Aim: In your copy, include every line of the listing below exactly but none of the pictures.

Data records:
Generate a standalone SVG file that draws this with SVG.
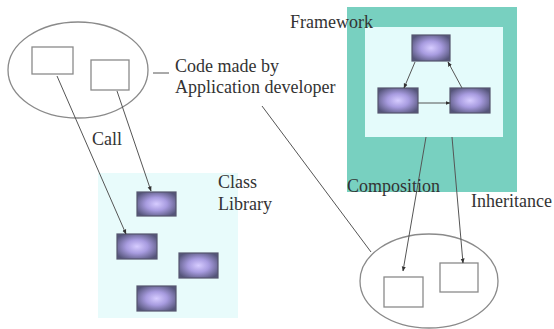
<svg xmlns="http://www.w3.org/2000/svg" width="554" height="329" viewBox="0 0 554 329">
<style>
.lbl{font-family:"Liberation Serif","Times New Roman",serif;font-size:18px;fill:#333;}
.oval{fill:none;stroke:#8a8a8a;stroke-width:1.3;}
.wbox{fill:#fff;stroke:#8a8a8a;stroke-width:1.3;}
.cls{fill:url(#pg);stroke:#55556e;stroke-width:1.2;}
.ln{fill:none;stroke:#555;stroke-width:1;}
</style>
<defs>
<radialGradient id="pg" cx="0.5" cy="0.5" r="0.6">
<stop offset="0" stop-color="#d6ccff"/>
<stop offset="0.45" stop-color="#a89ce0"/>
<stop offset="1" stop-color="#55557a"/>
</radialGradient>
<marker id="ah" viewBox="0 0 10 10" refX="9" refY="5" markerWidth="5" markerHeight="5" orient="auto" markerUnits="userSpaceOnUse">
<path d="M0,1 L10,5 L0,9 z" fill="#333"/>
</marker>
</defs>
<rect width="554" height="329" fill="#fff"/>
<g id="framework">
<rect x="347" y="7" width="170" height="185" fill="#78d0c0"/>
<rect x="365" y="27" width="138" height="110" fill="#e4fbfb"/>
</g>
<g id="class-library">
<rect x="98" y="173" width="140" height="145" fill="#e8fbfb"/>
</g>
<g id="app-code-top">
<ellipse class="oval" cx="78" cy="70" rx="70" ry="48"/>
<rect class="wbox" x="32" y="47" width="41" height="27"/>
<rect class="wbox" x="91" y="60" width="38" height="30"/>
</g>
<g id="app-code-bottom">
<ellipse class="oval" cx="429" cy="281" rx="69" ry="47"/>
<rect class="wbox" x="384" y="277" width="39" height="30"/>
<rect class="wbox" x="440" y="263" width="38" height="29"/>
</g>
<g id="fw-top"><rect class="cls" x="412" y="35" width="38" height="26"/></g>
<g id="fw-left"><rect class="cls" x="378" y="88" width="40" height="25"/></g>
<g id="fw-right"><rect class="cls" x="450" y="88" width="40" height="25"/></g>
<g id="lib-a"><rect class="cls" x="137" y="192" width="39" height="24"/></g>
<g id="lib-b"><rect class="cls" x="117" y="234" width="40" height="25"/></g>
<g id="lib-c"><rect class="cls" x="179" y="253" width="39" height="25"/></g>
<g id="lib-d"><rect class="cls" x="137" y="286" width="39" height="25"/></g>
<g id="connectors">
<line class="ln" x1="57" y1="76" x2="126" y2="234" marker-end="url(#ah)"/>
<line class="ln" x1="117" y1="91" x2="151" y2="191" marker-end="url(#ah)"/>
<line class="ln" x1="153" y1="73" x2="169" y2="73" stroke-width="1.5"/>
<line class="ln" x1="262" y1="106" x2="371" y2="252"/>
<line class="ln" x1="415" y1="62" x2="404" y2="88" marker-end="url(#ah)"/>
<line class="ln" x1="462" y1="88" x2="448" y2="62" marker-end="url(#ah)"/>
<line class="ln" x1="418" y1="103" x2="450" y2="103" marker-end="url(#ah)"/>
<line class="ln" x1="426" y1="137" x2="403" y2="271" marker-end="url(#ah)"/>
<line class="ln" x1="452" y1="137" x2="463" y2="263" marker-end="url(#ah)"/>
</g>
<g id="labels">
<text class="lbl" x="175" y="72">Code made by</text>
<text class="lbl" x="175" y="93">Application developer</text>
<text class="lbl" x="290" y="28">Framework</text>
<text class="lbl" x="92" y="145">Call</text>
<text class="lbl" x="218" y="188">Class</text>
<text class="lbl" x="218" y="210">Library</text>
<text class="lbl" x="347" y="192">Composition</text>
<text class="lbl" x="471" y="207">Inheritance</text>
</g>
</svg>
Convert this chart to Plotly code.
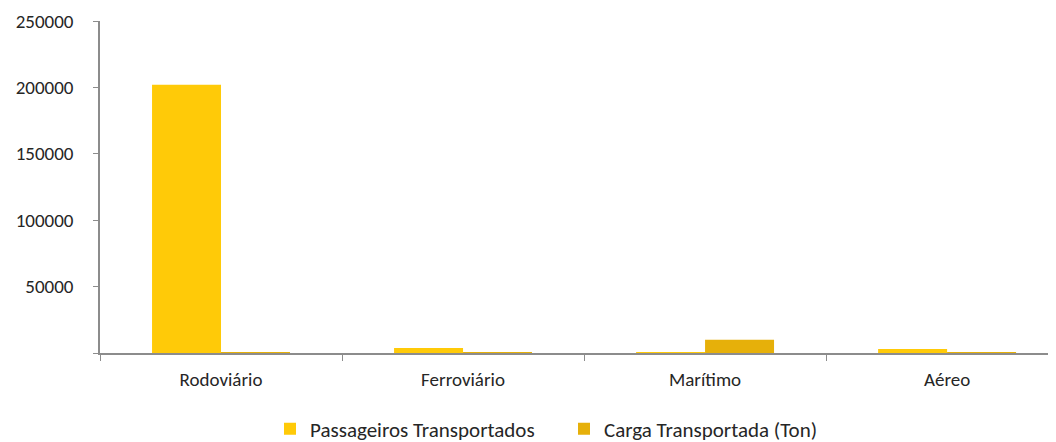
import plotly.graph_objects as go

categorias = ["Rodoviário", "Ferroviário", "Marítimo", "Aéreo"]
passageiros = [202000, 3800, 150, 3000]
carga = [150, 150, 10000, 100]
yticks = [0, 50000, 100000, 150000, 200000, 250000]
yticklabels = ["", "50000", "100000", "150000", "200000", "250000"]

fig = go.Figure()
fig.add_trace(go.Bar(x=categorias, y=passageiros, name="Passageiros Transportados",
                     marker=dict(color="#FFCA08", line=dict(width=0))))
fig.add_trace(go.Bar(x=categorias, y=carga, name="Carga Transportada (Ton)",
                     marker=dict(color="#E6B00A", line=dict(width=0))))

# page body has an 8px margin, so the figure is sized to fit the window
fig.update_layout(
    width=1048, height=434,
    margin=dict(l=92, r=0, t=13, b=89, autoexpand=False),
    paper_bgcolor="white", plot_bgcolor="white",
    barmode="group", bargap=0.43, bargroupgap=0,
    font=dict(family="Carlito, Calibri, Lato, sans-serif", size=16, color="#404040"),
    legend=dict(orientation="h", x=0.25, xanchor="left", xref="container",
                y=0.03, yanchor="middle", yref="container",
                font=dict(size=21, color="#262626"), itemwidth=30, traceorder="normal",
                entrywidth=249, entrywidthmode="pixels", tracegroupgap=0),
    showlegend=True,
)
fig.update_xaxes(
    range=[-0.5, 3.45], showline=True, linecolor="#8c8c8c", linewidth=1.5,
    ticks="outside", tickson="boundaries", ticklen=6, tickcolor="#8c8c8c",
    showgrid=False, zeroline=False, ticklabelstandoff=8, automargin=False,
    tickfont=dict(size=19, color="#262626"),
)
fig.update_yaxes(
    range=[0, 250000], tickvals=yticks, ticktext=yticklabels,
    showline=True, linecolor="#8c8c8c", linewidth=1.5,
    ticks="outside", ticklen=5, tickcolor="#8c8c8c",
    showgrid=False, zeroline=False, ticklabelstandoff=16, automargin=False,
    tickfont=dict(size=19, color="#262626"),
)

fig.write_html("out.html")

Response to this exercise:
Generate a standalone SVG file that draws this with SVG.
<svg xmlns="http://www.w3.org/2000/svg" width="554" height="329" viewBox="0 0 554 329">
<style>
.lbl{font-family:"Liberation Serif","Times New Roman",serif;font-size:18px;fill:#333;}
.oval{fill:none;stroke:#8a8a8a;stroke-width:1.3;}
.wbox{fill:#fff;stroke:#8a8a8a;stroke-width:1.3;}
.cls{fill:url(#pg);stroke:#55556e;stroke-width:1.2;}
.ln{fill:none;stroke:#555;stroke-width:1;}
</style>
<defs>
<radialGradient id="pg" cx="0.5" cy="0.5" r="0.6">
<stop offset="0" stop-color="#d6ccff"/>
<stop offset="0.45" stop-color="#a89ce0"/>
<stop offset="1" stop-color="#55557a"/>
</radialGradient>
<marker id="ah" viewBox="0 0 10 10" refX="9" refY="5" markerWidth="5" markerHeight="5" orient="auto" markerUnits="userSpaceOnUse">
<path d="M0,1 L10,5 L0,9 z" fill="#333"/>
</marker>
</defs>
<rect width="554" height="329" fill="#fff"/>
<g id="framework">
<rect x="347" y="7" width="170" height="185" fill="#78d0c0"/>
<rect x="365" y="27" width="138" height="110" fill="#e4fbfb"/>
</g>
<g id="class-library">
<rect x="98" y="173" width="140" height="145" fill="#e8fbfb"/>
</g>
<g id="app-code-top">
<ellipse class="oval" cx="78" cy="70" rx="70" ry="48"/>
<rect class="wbox" x="32" y="47" width="41" height="27"/>
<rect class="wbox" x="91" y="60" width="38" height="30"/>
</g>
<g id="app-code-bottom">
<ellipse class="oval" cx="429" cy="281" rx="69" ry="47"/>
<rect class="wbox" x="384" y="277" width="39" height="30"/>
<rect class="wbox" x="440" y="263" width="38" height="29"/>
</g>
<g id="fw-top"><rect class="cls" x="412" y="35" width="38" height="26"/></g>
<g id="fw-left"><rect class="cls" x="378" y="88" width="40" height="25"/></g>
<g id="fw-right"><rect class="cls" x="450" y="88" width="40" height="25"/></g>
<g id="lib-a"><rect class="cls" x="137" y="192" width="39" height="24"/></g>
<g id="lib-b"><rect class="cls" x="117" y="234" width="40" height="25"/></g>
<g id="lib-c"><rect class="cls" x="179" y="253" width="39" height="25"/></g>
<g id="lib-d"><rect class="cls" x="137" y="286" width="39" height="25"/></g>
<g id="connectors">
<line class="ln" x1="57" y1="76" x2="126" y2="234" marker-end="url(#ah)"/>
<line class="ln" x1="117" y1="91" x2="151" y2="191" marker-end="url(#ah)"/>
<line class="ln" x1="153" y1="73" x2="169" y2="73" stroke-width="1.5"/>
<line class="ln" x1="262" y1="106" x2="371" y2="252"/>
<line class="ln" x1="415" y1="62" x2="404" y2="88" marker-end="url(#ah)"/>
<line class="ln" x1="462" y1="88" x2="448" y2="62" marker-end="url(#ah)"/>
<line class="ln" x1="418" y1="103" x2="450" y2="103" marker-end="url(#ah)"/>
<line class="ln" x1="426" y1="137" x2="403" y2="271" marker-end="url(#ah)"/>
<line class="ln" x1="452" y1="137" x2="463" y2="263" marker-end="url(#ah)"/>
</g>
<g id="labels">
<text class="lbl" x="175" y="72">Code made by</text>
<text class="lbl" x="175" y="93">Application developer</text>
<text class="lbl" x="290" y="28">Framework</text>
<text class="lbl" x="92" y="145">Call</text>
<text class="lbl" x="218" y="188">Class</text>
<text class="lbl" x="218" y="210">Library</text>
<text class="lbl" x="347" y="192">Composition</text>
<text class="lbl" x="471" y="207">Inheritance</text>
</g>
</svg>
Convert this chart to Plotly code.
import plotly.graph_objects as go

categorias = ["Rodoviário", "Ferroviário", "Marítimo", "Aéreo"]
passageiros = [202000, 3800, 150, 3000]
carga = [150, 150, 10000, 100]
yticks = [0, 50000, 100000, 150000, 200000, 250000]
yticklabels = ["", "50000", "100000", "150000", "200000", "250000"]

fig = go.Figure()
fig.add_trace(go.Bar(x=categorias, y=passageiros, name="Passageiros Transportados",
                     marker=dict(color="#FFCA08", line=dict(width=0))))
fig.add_trace(go.Bar(x=categorias, y=carga, name="Carga Transportada (Ton)",
                     marker=dict(color="#E6B00A", line=dict(width=0))))

# page body has an 8px margin, so the figure is sized to fit the window
fig.update_layout(
    width=1048, height=434,
    margin=dict(l=92, r=0, t=13, b=89, autoexpand=False),
    paper_bgcolor="white", plot_bgcolor="white",
    barmode="group", bargap=0.43, bargroupgap=0,
    font=dict(family="Carlito, Calibri, Lato, sans-serif", size=16, color="#404040"),
    legend=dict(orientation="h", x=0.25, xanchor="left", xref="container",
                y=0.03, yanchor="middle", yref="container",
                font=dict(size=21, color="#262626"), itemwidth=30, traceorder="normal",
                entrywidth=249, entrywidthmode="pixels", tracegroupgap=0),
    showlegend=True,
)
fig.update_xaxes(
    range=[-0.5, 3.45], showline=True, linecolor="#8c8c8c", linewidth=1.5,
    ticks="outside", tickson="boundaries", ticklen=6, tickcolor="#8c8c8c",
    showgrid=False, zeroline=False, ticklabelstandoff=8, automargin=False,
    tickfont=dict(size=19, color="#262626"),
)
fig.update_yaxes(
    range=[0, 250000], tickvals=yticks, ticktext=yticklabels,
    showline=True, linecolor="#8c8c8c", linewidth=1.5,
    ticks="outside", ticklen=5, tickcolor="#8c8c8c",
    showgrid=False, zeroline=False, ticklabelstandoff=16, automargin=False,
    tickfont=dict(size=19, color="#262626"),
)

fig.write_html("out.html")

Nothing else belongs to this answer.